*WORK TO BE COMPLETED*: Set down each line of the material that follows, exactly, with no pictures.

*DATA SECTION*:
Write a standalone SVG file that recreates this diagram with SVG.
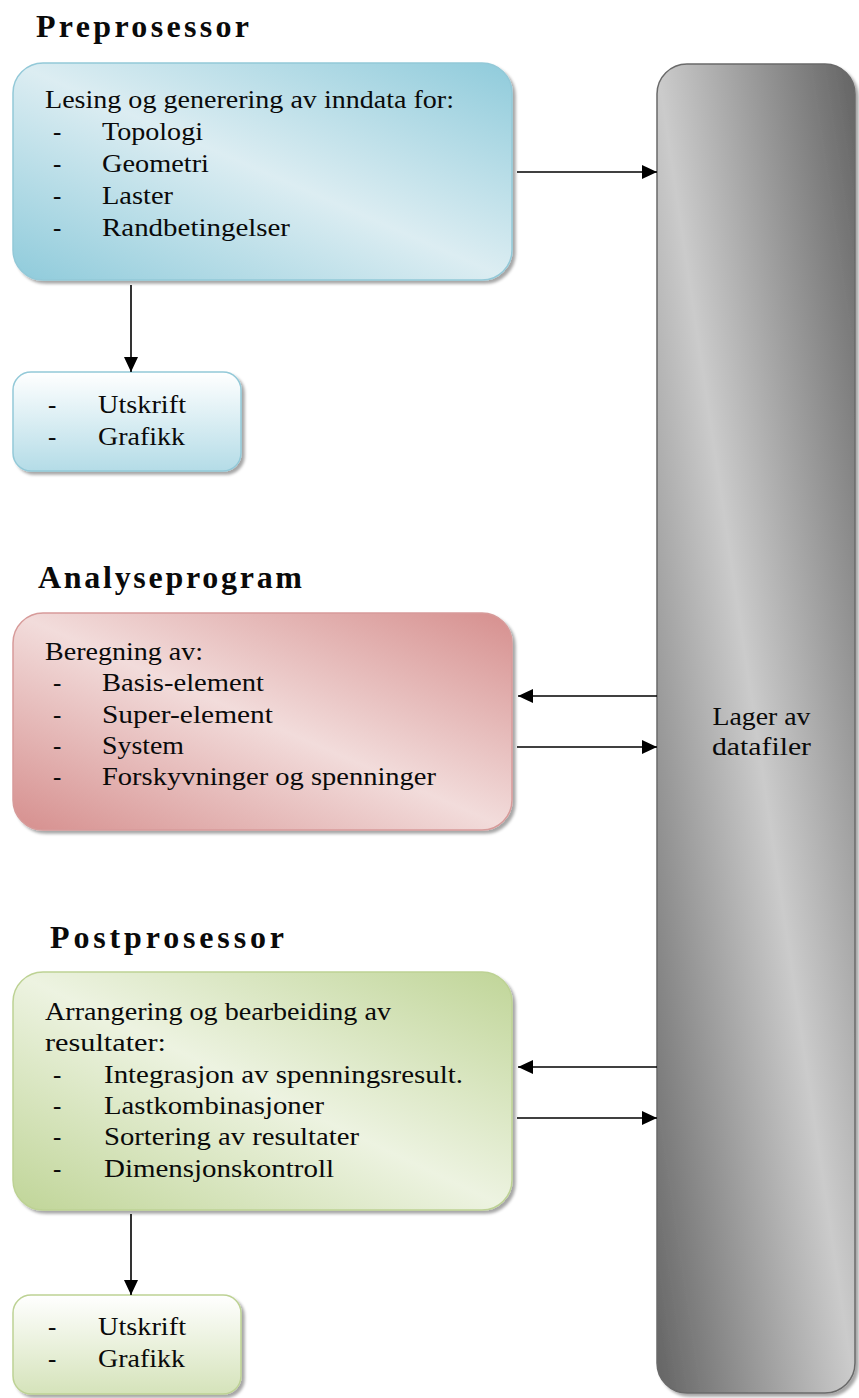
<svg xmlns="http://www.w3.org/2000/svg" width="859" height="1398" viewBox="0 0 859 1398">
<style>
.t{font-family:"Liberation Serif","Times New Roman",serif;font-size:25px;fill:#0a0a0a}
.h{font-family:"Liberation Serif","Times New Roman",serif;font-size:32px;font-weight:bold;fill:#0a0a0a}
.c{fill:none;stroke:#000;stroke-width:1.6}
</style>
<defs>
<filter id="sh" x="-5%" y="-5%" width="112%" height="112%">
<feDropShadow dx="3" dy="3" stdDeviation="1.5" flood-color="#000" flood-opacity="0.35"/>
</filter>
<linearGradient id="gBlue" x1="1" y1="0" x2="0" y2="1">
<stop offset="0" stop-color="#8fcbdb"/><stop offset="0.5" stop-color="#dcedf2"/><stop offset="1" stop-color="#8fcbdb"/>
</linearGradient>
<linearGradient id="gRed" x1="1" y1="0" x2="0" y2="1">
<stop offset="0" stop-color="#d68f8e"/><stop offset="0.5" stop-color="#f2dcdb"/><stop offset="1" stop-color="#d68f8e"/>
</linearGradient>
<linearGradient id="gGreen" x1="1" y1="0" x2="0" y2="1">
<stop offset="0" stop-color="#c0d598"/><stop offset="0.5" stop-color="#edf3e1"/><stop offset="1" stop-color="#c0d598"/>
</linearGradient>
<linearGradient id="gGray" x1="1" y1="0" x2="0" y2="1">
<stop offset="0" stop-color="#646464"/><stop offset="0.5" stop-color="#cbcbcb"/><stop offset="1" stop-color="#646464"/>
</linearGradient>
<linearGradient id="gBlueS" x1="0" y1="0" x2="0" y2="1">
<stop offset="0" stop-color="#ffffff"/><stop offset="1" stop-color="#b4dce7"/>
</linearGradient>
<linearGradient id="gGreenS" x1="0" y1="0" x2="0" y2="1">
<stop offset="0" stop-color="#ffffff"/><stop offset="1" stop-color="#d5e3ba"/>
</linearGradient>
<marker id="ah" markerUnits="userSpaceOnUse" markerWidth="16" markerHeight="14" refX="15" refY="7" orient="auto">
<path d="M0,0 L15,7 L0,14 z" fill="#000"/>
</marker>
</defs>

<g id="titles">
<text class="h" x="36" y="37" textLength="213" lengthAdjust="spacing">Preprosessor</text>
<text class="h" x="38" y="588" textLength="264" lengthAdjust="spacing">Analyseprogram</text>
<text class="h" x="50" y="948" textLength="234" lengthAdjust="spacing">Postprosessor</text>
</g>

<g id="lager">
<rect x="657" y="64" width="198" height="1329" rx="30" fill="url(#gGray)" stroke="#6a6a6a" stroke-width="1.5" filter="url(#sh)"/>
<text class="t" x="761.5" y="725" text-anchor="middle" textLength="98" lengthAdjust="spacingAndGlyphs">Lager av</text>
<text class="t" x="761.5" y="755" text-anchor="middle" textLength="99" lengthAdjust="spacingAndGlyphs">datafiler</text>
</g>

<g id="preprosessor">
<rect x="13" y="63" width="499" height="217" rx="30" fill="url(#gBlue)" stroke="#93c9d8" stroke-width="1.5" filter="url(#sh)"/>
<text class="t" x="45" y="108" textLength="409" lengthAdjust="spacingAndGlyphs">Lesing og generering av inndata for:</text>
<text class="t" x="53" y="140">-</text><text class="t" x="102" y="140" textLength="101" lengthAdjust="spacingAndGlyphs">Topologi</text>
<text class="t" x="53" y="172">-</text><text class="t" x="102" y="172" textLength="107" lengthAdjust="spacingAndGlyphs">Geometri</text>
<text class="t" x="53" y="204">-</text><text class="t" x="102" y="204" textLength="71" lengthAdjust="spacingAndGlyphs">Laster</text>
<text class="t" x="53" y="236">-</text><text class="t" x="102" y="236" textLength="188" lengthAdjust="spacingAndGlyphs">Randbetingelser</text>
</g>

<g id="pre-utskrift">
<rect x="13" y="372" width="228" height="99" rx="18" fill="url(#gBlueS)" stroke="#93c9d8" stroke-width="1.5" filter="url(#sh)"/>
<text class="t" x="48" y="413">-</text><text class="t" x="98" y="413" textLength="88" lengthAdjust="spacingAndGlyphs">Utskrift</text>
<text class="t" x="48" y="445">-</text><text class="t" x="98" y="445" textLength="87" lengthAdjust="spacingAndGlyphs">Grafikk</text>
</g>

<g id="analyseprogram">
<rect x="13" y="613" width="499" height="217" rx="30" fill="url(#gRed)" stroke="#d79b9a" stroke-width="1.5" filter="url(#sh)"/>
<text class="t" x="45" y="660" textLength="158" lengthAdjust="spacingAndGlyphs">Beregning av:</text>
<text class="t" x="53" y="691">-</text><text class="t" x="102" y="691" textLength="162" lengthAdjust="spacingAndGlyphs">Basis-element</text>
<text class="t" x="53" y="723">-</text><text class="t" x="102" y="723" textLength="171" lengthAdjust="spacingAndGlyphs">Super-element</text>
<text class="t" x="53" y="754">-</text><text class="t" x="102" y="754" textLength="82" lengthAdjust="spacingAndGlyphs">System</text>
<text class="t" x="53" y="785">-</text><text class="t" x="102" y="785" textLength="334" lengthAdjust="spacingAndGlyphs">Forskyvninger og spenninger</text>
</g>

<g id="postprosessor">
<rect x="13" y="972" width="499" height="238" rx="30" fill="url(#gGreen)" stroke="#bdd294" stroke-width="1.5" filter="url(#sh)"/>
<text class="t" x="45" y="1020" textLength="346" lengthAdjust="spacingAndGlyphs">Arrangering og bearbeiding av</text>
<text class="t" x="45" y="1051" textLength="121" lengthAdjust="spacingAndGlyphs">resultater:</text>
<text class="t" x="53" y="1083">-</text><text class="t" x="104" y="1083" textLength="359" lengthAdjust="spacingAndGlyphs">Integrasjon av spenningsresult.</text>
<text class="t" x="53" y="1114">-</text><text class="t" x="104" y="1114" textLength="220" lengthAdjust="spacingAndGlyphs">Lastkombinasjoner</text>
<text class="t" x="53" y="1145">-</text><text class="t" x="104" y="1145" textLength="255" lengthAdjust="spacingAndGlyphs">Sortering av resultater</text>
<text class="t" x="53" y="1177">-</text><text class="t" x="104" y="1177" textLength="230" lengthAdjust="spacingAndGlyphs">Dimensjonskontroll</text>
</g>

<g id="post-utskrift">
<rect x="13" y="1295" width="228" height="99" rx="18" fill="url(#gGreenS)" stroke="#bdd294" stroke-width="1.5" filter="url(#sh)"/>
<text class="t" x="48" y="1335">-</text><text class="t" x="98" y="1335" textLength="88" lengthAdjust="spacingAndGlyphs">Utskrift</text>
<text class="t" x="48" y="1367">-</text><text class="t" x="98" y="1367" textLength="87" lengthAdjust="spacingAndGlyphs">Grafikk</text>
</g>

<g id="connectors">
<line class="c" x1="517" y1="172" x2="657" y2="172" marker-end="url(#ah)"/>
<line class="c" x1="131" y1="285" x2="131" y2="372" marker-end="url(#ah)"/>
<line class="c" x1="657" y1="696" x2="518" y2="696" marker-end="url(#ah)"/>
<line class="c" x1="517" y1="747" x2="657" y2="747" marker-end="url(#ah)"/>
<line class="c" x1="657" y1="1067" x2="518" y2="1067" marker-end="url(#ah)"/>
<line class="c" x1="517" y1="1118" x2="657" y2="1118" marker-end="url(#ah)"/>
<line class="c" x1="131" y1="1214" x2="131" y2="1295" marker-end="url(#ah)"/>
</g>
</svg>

*ANSWER TO THIS EXERCISE*:
Write a standalone SVG file that recreates this diagram with SVG.
<svg xmlns="http://www.w3.org/2000/svg" width="859" height="1398" viewBox="0 0 859 1398">
<style>
.t{font-family:"Liberation Serif","Times New Roman",serif;font-size:25px;fill:#0a0a0a}
.h{font-family:"Liberation Serif","Times New Roman",serif;font-size:32px;font-weight:bold;fill:#0a0a0a}
.c{fill:none;stroke:#000;stroke-width:1.6}
</style>
<defs>
<filter id="sh" x="-5%" y="-5%" width="112%" height="112%">
<feDropShadow dx="3" dy="3" stdDeviation="1.5" flood-color="#000" flood-opacity="0.35"/>
</filter>
<linearGradient id="gBlue" x1="1" y1="0" x2="0" y2="1">
<stop offset="0" stop-color="#8fcbdb"/><stop offset="0.5" stop-color="#dcedf2"/><stop offset="1" stop-color="#8fcbdb"/>
</linearGradient>
<linearGradient id="gRed" x1="1" y1="0" x2="0" y2="1">
<stop offset="0" stop-color="#d68f8e"/><stop offset="0.5" stop-color="#f2dcdb"/><stop offset="1" stop-color="#d68f8e"/>
</linearGradient>
<linearGradient id="gGreen" x1="1" y1="0" x2="0" y2="1">
<stop offset="0" stop-color="#c0d598"/><stop offset="0.5" stop-color="#edf3e1"/><stop offset="1" stop-color="#c0d598"/>
</linearGradient>
<linearGradient id="gGray" x1="1" y1="0" x2="0" y2="1">
<stop offset="0" stop-color="#646464"/><stop offset="0.5" stop-color="#cbcbcb"/><stop offset="1" stop-color="#646464"/>
</linearGradient>
<linearGradient id="gBlueS" x1="0" y1="0" x2="0" y2="1">
<stop offset="0" stop-color="#ffffff"/><stop offset="1" stop-color="#b4dce7"/>
</linearGradient>
<linearGradient id="gGreenS" x1="0" y1="0" x2="0" y2="1">
<stop offset="0" stop-color="#ffffff"/><stop offset="1" stop-color="#d5e3ba"/>
</linearGradient>
<marker id="ah" markerUnits="userSpaceOnUse" markerWidth="16" markerHeight="14" refX="15" refY="7" orient="auto">
<path d="M0,0 L15,7 L0,14 z" fill="#000"/>
</marker>
</defs>

<g id="titles">
<text class="h" x="36" y="37" textLength="213" lengthAdjust="spacing">Preprosessor</text>
<text class="h" x="38" y="588" textLength="264" lengthAdjust="spacing">Analyseprogram</text>
<text class="h" x="50" y="948" textLength="234" lengthAdjust="spacing">Postprosessor</text>
</g>

<g id="lager">
<rect x="657" y="64" width="198" height="1329" rx="30" fill="url(#gGray)" stroke="#6a6a6a" stroke-width="1.5" filter="url(#sh)"/>
<text class="t" x="761.5" y="725" text-anchor="middle" textLength="98" lengthAdjust="spacingAndGlyphs">Lager av</text>
<text class="t" x="761.5" y="755" text-anchor="middle" textLength="99" lengthAdjust="spacingAndGlyphs">datafiler</text>
</g>

<g id="preprosessor">
<rect x="13" y="63" width="499" height="217" rx="30" fill="url(#gBlue)" stroke="#93c9d8" stroke-width="1.5" filter="url(#sh)"/>
<text class="t" x="45" y="108" textLength="409" lengthAdjust="spacingAndGlyphs">Lesing og generering av inndata for:</text>
<text class="t" x="53" y="140">-</text><text class="t" x="102" y="140" textLength="101" lengthAdjust="spacingAndGlyphs">Topologi</text>
<text class="t" x="53" y="172">-</text><text class="t" x="102" y="172" textLength="107" lengthAdjust="spacingAndGlyphs">Geometri</text>
<text class="t" x="53" y="204">-</text><text class="t" x="102" y="204" textLength="71" lengthAdjust="spacingAndGlyphs">Laster</text>
<text class="t" x="53" y="236">-</text><text class="t" x="102" y="236" textLength="188" lengthAdjust="spacingAndGlyphs">Randbetingelser</text>
</g>

<g id="pre-utskrift">
<rect x="13" y="372" width="228" height="99" rx="18" fill="url(#gBlueS)" stroke="#93c9d8" stroke-width="1.5" filter="url(#sh)"/>
<text class="t" x="48" y="413">-</text><text class="t" x="98" y="413" textLength="88" lengthAdjust="spacingAndGlyphs">Utskrift</text>
<text class="t" x="48" y="445">-</text><text class="t" x="98" y="445" textLength="87" lengthAdjust="spacingAndGlyphs">Grafikk</text>
</g>

<g id="analyseprogram">
<rect x="13" y="613" width="499" height="217" rx="30" fill="url(#gRed)" stroke="#d79b9a" stroke-width="1.5" filter="url(#sh)"/>
<text class="t" x="45" y="660" textLength="158" lengthAdjust="spacingAndGlyphs">Beregning av:</text>
<text class="t" x="53" y="691">-</text><text class="t" x="102" y="691" textLength="162" lengthAdjust="spacingAndGlyphs">Basis-element</text>
<text class="t" x="53" y="723">-</text><text class="t" x="102" y="723" textLength="171" lengthAdjust="spacingAndGlyphs">Super-element</text>
<text class="t" x="53" y="754">-</text><text class="t" x="102" y="754" textLength="82" lengthAdjust="spacingAndGlyphs">System</text>
<text class="t" x="53" y="785">-</text><text class="t" x="102" y="785" textLength="334" lengthAdjust="spacingAndGlyphs">Forskyvninger og spenninger</text>
</g>

<g id="postprosessor">
<rect x="13" y="972" width="499" height="238" rx="30" fill="url(#gGreen)" stroke="#bdd294" stroke-width="1.5" filter="url(#sh)"/>
<text class="t" x="45" y="1020" textLength="346" lengthAdjust="spacingAndGlyphs">Arrangering og bearbeiding av</text>
<text class="t" x="45" y="1051" textLength="121" lengthAdjust="spacingAndGlyphs">resultater:</text>
<text class="t" x="53" y="1083">-</text><text class="t" x="104" y="1083" textLength="359" lengthAdjust="spacingAndGlyphs">Integrasjon av spenningsresult.</text>
<text class="t" x="53" y="1114">-</text><text class="t" x="104" y="1114" textLength="220" lengthAdjust="spacingAndGlyphs">Lastkombinasjoner</text>
<text class="t" x="53" y="1145">-</text><text class="t" x="104" y="1145" textLength="255" lengthAdjust="spacingAndGlyphs">Sortering av resultater</text>
<text class="t" x="53" y="1177">-</text><text class="t" x="104" y="1177" textLength="230" lengthAdjust="spacingAndGlyphs">Dimensjonskontroll</text>
</g>

<g id="post-utskrift">
<rect x="13" y="1295" width="228" height="99" rx="18" fill="url(#gGreenS)" stroke="#bdd294" stroke-width="1.5" filter="url(#sh)"/>
<text class="t" x="48" y="1335">-</text><text class="t" x="98" y="1335" textLength="88" lengthAdjust="spacingAndGlyphs">Utskrift</text>
<text class="t" x="48" y="1367">-</text><text class="t" x="98" y="1367" textLength="87" lengthAdjust="spacingAndGlyphs">Grafikk</text>
</g>

<g id="connectors">
<line class="c" x1="517" y1="172" x2="657" y2="172" marker-end="url(#ah)"/>
<line class="c" x1="131" y1="285" x2="131" y2="372" marker-end="url(#ah)"/>
<line class="c" x1="657" y1="696" x2="518" y2="696" marker-end="url(#ah)"/>
<line class="c" x1="517" y1="747" x2="657" y2="747" marker-end="url(#ah)"/>
<line class="c" x1="657" y1="1067" x2="518" y2="1067" marker-end="url(#ah)"/>
<line class="c" x1="517" y1="1118" x2="657" y2="1118" marker-end="url(#ah)"/>
<line class="c" x1="131" y1="1214" x2="131" y2="1295" marker-end="url(#ah)"/>
</g>
</svg>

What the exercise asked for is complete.